-- start of Exercise material --

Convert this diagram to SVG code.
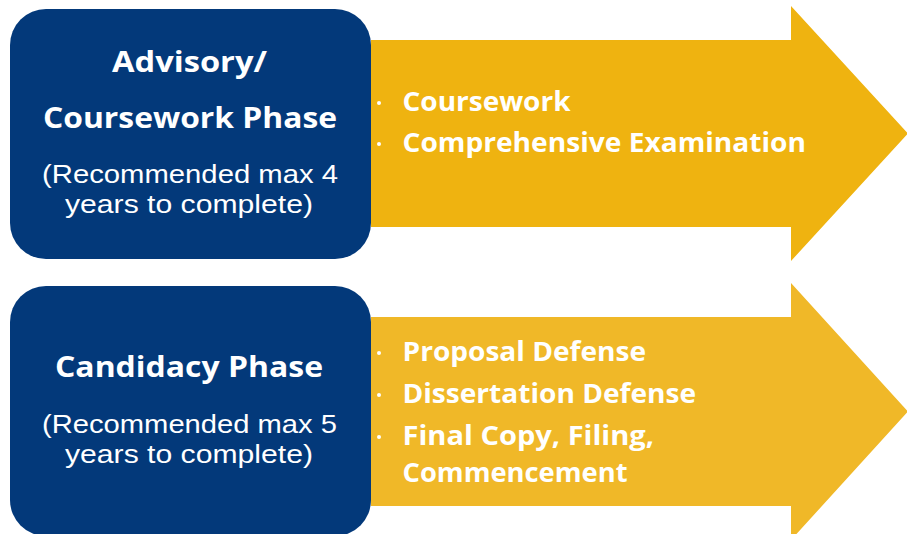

-- end of Exercise material --
-- start of Exercise material --

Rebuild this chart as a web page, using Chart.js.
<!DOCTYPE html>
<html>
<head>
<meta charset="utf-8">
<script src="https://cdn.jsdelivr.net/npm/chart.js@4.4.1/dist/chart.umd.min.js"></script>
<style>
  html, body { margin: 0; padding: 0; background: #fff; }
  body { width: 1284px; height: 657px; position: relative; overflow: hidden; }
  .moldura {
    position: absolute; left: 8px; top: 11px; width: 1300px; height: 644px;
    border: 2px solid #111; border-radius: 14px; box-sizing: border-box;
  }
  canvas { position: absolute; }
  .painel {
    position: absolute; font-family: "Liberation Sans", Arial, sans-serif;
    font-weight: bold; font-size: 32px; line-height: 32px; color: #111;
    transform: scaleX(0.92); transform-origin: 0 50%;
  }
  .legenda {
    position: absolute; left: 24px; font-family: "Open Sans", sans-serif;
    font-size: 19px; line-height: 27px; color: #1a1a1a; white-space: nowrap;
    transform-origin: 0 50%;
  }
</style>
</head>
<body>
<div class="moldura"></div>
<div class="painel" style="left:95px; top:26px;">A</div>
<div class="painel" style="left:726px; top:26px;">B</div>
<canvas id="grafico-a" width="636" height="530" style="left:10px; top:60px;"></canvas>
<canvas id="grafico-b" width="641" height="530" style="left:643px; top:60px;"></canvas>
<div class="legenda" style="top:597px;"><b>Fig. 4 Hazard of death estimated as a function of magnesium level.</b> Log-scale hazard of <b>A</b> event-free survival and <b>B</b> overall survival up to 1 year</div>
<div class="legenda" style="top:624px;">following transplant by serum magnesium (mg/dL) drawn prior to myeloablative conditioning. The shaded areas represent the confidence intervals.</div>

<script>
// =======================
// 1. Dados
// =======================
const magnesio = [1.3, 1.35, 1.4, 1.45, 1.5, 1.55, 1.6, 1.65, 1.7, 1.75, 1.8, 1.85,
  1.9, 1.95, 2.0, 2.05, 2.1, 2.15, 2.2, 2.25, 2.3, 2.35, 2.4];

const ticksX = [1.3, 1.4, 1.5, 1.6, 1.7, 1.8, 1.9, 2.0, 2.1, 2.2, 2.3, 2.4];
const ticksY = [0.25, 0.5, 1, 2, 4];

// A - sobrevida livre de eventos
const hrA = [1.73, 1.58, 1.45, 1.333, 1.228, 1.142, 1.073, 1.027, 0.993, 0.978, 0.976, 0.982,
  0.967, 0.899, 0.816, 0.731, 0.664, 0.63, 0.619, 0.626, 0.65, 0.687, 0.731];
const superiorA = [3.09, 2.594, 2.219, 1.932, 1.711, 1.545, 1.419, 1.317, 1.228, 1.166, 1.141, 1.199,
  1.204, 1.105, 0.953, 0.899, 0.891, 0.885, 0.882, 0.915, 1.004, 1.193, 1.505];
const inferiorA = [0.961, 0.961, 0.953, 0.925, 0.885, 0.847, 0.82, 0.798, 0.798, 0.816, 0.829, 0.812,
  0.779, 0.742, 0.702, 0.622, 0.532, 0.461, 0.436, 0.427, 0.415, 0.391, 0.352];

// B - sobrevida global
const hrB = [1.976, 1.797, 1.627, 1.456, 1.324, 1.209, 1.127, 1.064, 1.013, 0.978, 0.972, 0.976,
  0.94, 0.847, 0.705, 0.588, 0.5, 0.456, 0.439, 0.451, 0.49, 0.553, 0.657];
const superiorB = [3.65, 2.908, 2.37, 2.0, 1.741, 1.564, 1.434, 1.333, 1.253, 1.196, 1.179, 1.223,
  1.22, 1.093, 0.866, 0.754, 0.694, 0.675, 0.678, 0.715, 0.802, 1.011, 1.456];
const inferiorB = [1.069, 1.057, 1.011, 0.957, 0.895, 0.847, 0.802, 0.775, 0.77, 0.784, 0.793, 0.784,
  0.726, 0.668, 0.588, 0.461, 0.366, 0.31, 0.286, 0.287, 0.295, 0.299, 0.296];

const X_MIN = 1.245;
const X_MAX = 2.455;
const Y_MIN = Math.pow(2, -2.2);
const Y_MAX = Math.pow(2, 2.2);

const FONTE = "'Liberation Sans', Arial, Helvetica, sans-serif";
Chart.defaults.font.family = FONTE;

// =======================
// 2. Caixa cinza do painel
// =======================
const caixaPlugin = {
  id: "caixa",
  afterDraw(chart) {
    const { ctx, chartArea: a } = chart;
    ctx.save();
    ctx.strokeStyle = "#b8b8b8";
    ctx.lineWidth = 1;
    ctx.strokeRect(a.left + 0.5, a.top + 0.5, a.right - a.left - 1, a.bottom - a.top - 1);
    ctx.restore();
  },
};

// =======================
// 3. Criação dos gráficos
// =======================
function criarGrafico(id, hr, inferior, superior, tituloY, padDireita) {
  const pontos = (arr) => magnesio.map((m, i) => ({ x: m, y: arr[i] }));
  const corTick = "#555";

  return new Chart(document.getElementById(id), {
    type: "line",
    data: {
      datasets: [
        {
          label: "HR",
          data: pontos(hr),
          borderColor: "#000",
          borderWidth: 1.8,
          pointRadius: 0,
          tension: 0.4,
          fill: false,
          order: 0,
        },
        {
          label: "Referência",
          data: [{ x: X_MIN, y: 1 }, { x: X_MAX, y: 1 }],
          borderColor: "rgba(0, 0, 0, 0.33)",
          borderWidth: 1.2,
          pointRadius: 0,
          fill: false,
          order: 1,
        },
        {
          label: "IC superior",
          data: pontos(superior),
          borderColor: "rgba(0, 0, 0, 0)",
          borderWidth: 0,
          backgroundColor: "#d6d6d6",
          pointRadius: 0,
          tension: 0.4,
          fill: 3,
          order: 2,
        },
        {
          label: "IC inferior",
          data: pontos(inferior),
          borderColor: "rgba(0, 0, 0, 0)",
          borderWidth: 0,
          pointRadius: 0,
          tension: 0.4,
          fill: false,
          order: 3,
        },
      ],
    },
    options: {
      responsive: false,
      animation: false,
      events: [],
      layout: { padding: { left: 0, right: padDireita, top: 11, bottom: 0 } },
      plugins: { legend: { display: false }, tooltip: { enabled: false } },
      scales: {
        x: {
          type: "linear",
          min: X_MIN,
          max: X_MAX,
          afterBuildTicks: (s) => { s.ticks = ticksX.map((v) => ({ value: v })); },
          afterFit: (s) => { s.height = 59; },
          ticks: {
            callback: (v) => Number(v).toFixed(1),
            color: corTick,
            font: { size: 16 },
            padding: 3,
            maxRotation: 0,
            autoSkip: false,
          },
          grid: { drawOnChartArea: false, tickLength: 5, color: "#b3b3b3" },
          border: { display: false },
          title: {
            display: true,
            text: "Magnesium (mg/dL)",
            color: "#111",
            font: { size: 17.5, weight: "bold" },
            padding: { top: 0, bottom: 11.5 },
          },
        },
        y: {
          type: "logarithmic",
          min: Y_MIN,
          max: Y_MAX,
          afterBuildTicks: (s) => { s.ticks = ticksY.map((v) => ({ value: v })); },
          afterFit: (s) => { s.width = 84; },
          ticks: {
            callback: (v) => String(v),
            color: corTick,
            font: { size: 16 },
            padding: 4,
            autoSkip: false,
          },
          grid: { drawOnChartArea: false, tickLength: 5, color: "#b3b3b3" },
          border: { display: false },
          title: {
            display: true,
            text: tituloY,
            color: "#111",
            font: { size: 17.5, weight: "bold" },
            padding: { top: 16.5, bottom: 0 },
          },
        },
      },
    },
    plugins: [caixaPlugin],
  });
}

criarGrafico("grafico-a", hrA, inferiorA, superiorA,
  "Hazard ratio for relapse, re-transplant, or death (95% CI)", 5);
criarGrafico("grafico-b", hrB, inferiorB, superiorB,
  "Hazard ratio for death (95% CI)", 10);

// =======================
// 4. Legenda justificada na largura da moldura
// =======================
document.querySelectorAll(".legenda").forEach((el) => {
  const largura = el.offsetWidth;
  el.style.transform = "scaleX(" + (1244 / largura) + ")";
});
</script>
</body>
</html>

-- end of Exercise material --

## Problem statement
Of the entries above, repeat exactly the lines from the line with "Rebuild this chart" through the line with "1.9, 1.95, 2.0, 2.05, 2.1, 2.15, 2.2, 2.25, 2.3, 2.35, 2.4];", both of them included.

## Solution for this problem
Rebuild this chart as a web page, using Chart.js.
<!DOCTYPE html>
<html>
<head>
<meta charset="utf-8">
<script src="https://cdn.jsdelivr.net/npm/chart.js@4.4.1/dist/chart.umd.min.js"></script>
<style>
  html, body { margin: 0; padding: 0; background: #fff; }
  body { width: 1284px; height: 657px; position: relative; overflow: hidden; }
  .moldura {
    position: absolute; left: 8px; top: 11px; width: 1300px; height: 644px;
    border: 2px solid #111; border-radius: 14px; box-sizing: border-box;
  }
  canvas { position: absolute; }
  .painel {
    position: absolute; font-family: "Liberation Sans", Arial, sans-serif;
    font-weight: bold; font-size: 32px; line-height: 32px; color: #111;
    transform: scaleX(0.92); transform-origin: 0 50%;
  }
  .legenda {
    position: absolute; left: 24px; font-family: "Open Sans", sans-serif;
    font-size: 19px; line-height: 27px; color: #1a1a1a; white-space: nowrap;
    transform-origin: 0 50%;
  }
</style>
</head>
<body>
<div class="moldura"></div>
<div class="painel" style="left:95px; top:26px;">A</div>
<div class="painel" style="left:726px; top:26px;">B</div>
<canvas id="grafico-a" width="636" height="530" style="left:10px; top:60px;"></canvas>
<canvas id="grafico-b" width="641" height="530" style="left:643px; top:60px;"></canvas>
<div class="legenda" style="top:597px;"><b>Fig. 4 Hazard of death estimated as a function of magnesium level.</b> Log-scale hazard of <b>A</b> event-free survival and <b>B</b> overall survival up to 1 year</div>
<div class="legenda" style="top:624px;">following transplant by serum magnesium (mg/dL) drawn prior to myeloablative conditioning. The shaded areas represent the confidence intervals.</div>

<script>
// =======================
// 1. Dados
// =======================
const magnesio = [1.3, 1.35, 1.4, 1.45, 1.5, 1.55, 1.6, 1.65, 1.7, 1.75, 1.8, 1.85,
  1.9, 1.95, 2.0, 2.05, 2.1, 2.15, 2.2, 2.25, 2.3, 2.35, 2.4];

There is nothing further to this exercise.